Author:

Keywords:

Stratified hot water storage, One-dimensional model, Buoyancy, Inflow mixing, Experimental validation, Science & Technology, Technology, Energy & Fuels, Engineering, Chemical, Engineering, DEMAND-SIDE MANAGEMENT, THERMAL STORAGE, HEAT-PUMPS, FLOW, 09 Engineering, 14 Economics, Energy, 33 Built environment and design, 38 Economics, 40 Engineering

Abstract:

When evaluating the energy demand of buildings using stratified hot water storage tanks in an active demand response context, an accurate but low order storage tank model is required. Accurate modelling of buoyancy effects and mixing inside the storage tank as a result of direct inflows is key to obtain valid results. The use of one-dimensional storage tank models is common practice in building simulations, but as buoyancy and mixing are three-dimensional phenomena they cannot be incorporated directly in such a model and special formulations must be used. This paper presents a novel method for incorporating buoyancy and mixing in one-dimensional stratified storage tank models.

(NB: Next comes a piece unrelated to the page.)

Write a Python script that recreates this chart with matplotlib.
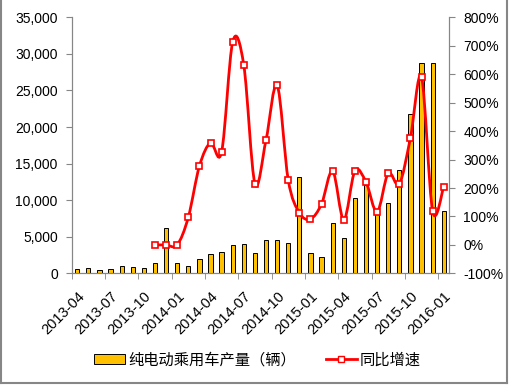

The model parameters are derived from a series of computational fluid dynamics simulations and correlated with the appropriate non-dimensional parameters. The model is validated against an independent set of charging and discharging experiments. The model is found to represent buoyancy and mixing in the storage tank in a realistic way and to correspond well to experimental results. To allow researchers to assess the uncertainty on performance indicators in building energy simulations, an effective storage capacity ratio is defined and its variation within the model parameter uncertainty range is calculated and compared to other models. The results show a discrepancy between models commonly used in the literature and the presented validated model. When the influence of storage capacity on parameters of interest is known, the effective storage capacity ratio can also be used to estimate the uncertainty on these parameters caused by the storage tank model.